Pour autant, le DJ de balcon ne revendique jusqu'ici rien de politique, contrairement au public posté, certains s'étant dépêché de considérer le balcon comme « une tribune politique suspendue sur la rue ». D’ailleurs le DJ de Discobalcons suscité semblait bien content que les condés débarquent, confiant dans Libération que la situation lui avait échappé : « Je ne peux pas demander aux forces de l’ordre de venir chaque semaine pour vous disperser ceux qui sont en bas, c’est pas le but. »
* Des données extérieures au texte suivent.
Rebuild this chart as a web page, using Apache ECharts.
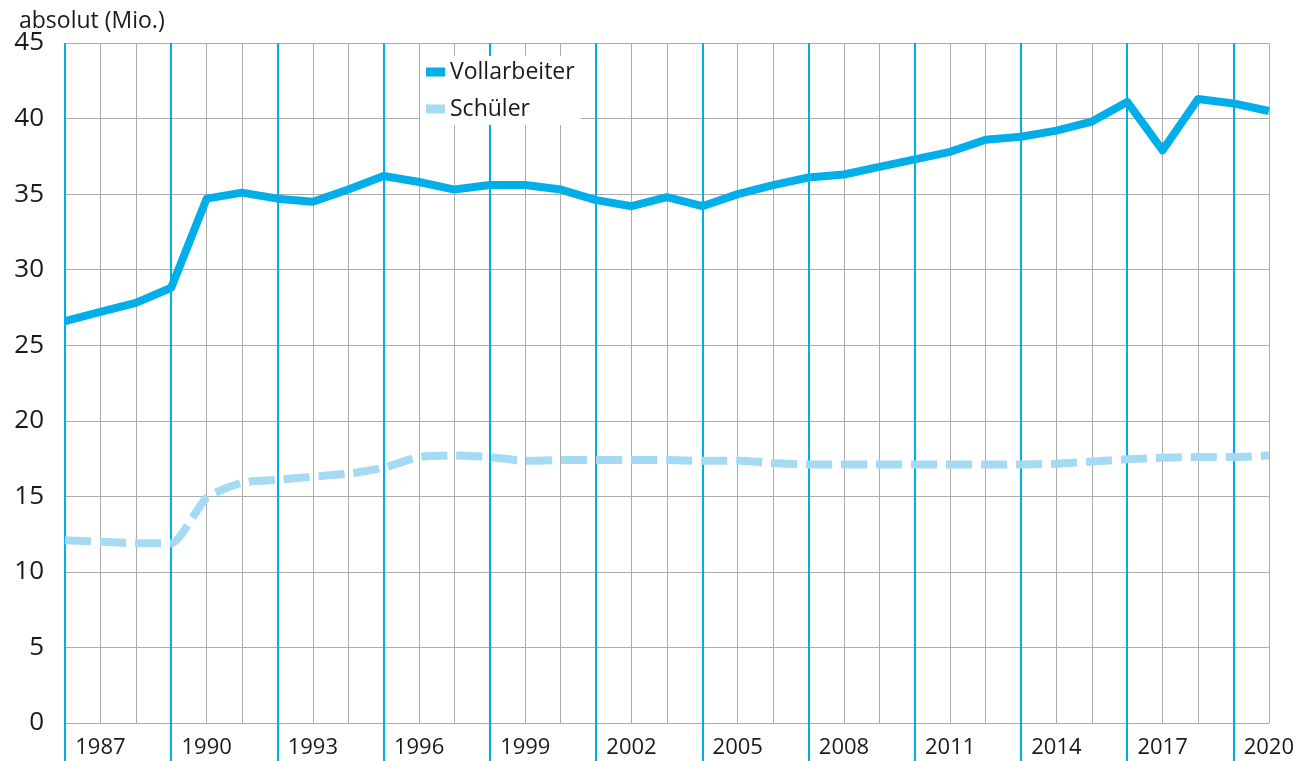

Et même si on a vu émerger çà et là des appels à la révolte, des slogans comme « Du fric pour l’hôpital public » farcir des pages Soundcloud afin de les porter aux fenêtres le soir venu, ces initiatives sont trop isolées pour qu’on imagine tous les Martin Solveig de la rambarde se fendre d’autre chose qu’un convenu « et on applaudit les soignaaaaaants ». Ce n‘est pas impossible que la roue tourne ceci dit, vu que le seul fait de passer de la musique semble être officiellement devenu ces derniers jours un acte aussi sulfureux qu’une banderole « Macronavirus », comme nous le rapporte cet article du Point. De là à dire qu’un vent de révolte s’apprête à souffler sur les braises des baffles crachant du Dalida ou du Kool & The Gang, je ne sais pas, mais vous m’empêcherez pas d’espérer.